(A block of data)
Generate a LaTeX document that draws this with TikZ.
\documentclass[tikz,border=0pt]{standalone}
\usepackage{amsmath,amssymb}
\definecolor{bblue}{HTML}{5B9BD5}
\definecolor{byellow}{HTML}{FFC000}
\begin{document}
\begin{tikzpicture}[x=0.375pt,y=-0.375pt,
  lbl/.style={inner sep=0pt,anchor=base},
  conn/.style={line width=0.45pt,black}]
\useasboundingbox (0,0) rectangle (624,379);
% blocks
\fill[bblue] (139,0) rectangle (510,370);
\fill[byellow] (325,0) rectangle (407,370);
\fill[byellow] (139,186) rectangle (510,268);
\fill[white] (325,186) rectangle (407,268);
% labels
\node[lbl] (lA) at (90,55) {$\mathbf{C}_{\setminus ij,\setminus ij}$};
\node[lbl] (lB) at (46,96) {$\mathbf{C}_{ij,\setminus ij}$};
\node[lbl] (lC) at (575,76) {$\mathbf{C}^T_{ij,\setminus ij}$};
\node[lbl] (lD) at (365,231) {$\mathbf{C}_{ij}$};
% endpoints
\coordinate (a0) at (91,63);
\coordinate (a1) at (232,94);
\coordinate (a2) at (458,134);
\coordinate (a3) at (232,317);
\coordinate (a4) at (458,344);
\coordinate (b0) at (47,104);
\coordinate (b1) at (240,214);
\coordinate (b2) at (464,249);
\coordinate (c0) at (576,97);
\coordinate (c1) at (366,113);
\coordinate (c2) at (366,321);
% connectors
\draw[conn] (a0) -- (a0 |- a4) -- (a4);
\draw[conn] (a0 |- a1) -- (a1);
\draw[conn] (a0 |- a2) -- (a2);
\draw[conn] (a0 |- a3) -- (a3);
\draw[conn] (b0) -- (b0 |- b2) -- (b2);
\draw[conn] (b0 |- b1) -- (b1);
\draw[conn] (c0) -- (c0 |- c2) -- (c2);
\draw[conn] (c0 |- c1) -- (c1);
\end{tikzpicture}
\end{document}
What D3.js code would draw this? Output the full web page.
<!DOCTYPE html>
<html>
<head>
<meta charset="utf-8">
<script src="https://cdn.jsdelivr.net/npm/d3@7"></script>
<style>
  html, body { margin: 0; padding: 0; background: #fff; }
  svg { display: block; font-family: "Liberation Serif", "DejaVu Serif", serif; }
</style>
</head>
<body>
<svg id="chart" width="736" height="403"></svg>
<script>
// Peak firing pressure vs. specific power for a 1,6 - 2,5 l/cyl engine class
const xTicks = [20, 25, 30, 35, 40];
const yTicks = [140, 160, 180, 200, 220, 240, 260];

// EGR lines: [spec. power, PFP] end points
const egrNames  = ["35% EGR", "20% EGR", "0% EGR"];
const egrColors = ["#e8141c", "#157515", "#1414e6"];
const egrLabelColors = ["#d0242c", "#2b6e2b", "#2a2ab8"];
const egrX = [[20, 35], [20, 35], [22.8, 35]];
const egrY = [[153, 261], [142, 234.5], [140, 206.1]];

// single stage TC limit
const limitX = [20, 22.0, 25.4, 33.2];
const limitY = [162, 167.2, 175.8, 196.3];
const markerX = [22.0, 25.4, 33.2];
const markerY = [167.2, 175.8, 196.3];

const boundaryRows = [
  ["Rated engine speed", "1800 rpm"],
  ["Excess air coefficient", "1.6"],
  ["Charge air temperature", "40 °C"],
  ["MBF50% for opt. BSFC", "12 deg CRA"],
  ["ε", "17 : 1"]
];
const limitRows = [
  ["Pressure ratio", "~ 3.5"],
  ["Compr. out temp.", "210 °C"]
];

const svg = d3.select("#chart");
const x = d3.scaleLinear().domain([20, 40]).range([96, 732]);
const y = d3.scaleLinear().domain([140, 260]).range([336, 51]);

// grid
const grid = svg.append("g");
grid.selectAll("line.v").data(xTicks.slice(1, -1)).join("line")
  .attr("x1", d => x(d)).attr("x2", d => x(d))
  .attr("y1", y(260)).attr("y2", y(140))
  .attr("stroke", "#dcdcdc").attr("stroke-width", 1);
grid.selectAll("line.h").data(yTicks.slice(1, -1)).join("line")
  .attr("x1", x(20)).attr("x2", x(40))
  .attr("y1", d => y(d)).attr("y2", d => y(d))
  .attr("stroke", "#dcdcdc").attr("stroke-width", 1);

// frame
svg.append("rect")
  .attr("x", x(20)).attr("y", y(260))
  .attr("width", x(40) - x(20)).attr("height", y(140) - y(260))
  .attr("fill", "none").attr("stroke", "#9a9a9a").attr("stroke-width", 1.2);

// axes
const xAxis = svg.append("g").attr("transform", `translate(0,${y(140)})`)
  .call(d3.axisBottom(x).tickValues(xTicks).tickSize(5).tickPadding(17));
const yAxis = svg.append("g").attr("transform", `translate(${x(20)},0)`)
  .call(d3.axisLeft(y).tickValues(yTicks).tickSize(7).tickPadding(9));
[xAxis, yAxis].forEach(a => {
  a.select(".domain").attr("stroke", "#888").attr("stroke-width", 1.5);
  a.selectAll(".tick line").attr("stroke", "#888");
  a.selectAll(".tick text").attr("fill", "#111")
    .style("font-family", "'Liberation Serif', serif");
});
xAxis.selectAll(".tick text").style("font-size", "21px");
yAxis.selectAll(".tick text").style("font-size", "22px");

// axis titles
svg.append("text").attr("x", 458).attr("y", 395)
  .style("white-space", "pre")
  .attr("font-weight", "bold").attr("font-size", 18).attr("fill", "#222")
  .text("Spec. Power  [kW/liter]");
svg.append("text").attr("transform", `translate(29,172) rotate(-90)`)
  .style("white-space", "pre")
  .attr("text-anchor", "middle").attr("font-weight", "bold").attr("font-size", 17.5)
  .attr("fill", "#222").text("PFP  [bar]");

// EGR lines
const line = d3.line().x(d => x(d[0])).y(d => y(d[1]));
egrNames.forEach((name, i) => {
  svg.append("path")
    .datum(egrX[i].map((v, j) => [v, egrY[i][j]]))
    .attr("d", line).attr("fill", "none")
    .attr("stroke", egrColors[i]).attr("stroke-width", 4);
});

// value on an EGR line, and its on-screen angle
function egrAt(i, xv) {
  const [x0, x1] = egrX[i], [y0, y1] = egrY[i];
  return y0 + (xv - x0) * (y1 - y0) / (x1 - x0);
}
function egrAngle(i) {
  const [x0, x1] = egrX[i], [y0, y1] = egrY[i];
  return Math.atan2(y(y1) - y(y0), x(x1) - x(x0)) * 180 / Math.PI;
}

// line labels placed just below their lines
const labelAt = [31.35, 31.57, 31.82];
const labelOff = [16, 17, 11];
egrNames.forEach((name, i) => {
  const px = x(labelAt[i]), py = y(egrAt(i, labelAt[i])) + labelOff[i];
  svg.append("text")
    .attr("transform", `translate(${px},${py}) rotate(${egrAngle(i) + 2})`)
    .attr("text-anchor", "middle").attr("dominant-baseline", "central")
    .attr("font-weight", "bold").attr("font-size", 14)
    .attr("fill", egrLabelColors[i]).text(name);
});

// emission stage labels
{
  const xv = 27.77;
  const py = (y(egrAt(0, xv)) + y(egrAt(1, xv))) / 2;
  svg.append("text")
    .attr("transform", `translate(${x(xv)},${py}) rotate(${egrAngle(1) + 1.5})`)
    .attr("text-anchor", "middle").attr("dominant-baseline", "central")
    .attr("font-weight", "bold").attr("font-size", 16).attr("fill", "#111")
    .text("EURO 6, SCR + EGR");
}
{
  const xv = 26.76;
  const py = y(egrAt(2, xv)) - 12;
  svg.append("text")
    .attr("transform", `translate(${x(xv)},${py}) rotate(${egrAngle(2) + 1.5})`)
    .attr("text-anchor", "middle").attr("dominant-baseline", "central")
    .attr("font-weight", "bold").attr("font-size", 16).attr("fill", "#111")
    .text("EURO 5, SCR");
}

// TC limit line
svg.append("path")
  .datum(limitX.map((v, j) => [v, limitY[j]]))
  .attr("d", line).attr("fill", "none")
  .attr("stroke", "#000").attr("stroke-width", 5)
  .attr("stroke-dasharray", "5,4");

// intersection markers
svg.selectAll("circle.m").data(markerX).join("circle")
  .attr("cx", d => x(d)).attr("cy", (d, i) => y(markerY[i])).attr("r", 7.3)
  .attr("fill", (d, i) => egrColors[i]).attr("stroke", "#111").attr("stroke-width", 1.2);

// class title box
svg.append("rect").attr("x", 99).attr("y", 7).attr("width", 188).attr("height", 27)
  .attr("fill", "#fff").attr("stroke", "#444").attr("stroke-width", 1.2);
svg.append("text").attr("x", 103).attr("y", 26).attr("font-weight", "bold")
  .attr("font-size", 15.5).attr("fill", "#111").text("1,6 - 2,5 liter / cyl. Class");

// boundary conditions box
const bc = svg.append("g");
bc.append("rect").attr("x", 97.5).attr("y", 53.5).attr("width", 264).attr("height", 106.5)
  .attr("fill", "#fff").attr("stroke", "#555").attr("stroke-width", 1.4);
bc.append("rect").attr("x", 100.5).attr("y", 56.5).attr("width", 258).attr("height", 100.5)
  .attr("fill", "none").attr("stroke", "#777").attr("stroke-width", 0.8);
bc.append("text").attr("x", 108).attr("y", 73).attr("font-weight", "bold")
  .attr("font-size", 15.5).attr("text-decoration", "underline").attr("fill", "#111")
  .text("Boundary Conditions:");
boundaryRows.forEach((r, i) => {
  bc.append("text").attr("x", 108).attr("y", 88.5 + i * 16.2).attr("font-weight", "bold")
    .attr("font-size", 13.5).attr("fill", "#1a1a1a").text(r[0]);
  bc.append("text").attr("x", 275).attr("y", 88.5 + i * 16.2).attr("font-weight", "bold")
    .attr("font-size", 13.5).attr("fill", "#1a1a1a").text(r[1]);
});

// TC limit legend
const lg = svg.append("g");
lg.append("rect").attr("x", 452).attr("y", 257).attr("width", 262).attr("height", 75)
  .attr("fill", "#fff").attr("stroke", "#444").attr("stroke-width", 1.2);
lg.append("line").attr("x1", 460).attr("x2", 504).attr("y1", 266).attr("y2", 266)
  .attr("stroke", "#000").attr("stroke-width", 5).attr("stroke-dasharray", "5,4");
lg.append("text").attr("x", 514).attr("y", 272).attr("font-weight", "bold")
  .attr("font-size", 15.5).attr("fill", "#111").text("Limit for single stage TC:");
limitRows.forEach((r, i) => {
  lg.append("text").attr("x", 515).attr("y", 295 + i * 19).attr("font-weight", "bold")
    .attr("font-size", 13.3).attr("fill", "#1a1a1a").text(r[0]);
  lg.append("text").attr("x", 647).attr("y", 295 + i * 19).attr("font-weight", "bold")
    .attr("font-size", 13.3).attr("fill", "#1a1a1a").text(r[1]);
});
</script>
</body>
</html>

What is asked ▸ Exactly repeat the lines from the line with "What D3.js code" to the line with "const y = d3.scaleLinear().domain([140, 260]).range([336, 51]);", including both, and output nothing else.

Full answer ▸
What D3.js code would draw this? Output the full web page.
<!DOCTYPE html>
<html>
<head>
<meta charset="utf-8">
<script src="https://cdn.jsdelivr.net/npm/d3@7"></script>
<style>
  html, body { margin: 0; padding: 0; background: #fff; }
  svg { display: block; font-family: "Liberation Serif", "DejaVu Serif", serif; }
</style>
</head>
<body>
<svg id="chart" width="736" height="403"></svg>
<script>
// Peak firing pressure vs. specific power for a 1,6 - 2,5 l/cyl engine class
const xTicks = [20, 25, 30, 35, 40];
const yTicks = [140, 160, 180, 200, 220, 240, 260];

// EGR lines: [spec. power, PFP] end points
const egrNames  = ["35% EGR", "20% EGR", "0% EGR"];
const egrColors = ["#e8141c", "#157515", "#1414e6"];
const egrLabelColors = ["#d0242c", "#2b6e2b", "#2a2ab8"];
const egrX = [[20, 35], [20, 35], [22.8, 35]];
const egrY = [[153, 261], [142, 234.5], [140, 206.1]];

// single stage TC limit
const limitX = [20, 22.0, 25.4, 33.2];
const limitY = [162, 167.2, 175.8, 196.3];
const markerX = [22.0, 25.4, 33.2];
const markerY = [167.2, 175.8, 196.3];

const boundaryRows = [
  ["Rated engine speed", "1800 rpm"],
  ["Excess air coefficient", "1.6"],
  ["Charge air temperature", "40 °C"],
  ["MBF50% for opt. BSFC", "12 deg CRA"],
  ["ε", "17 : 1"]
];
const limitRows = [
  ["Pressure ratio", "~ 3.5"],
  ["Compr. out temp.", "210 °C"]
];

const svg = d3.select("#chart");
const x = d3.scaleLinear().domain([20, 40]).range([96, 732]);
const y = d3.scaleLinear().domain([140, 260]).range([336, 51]);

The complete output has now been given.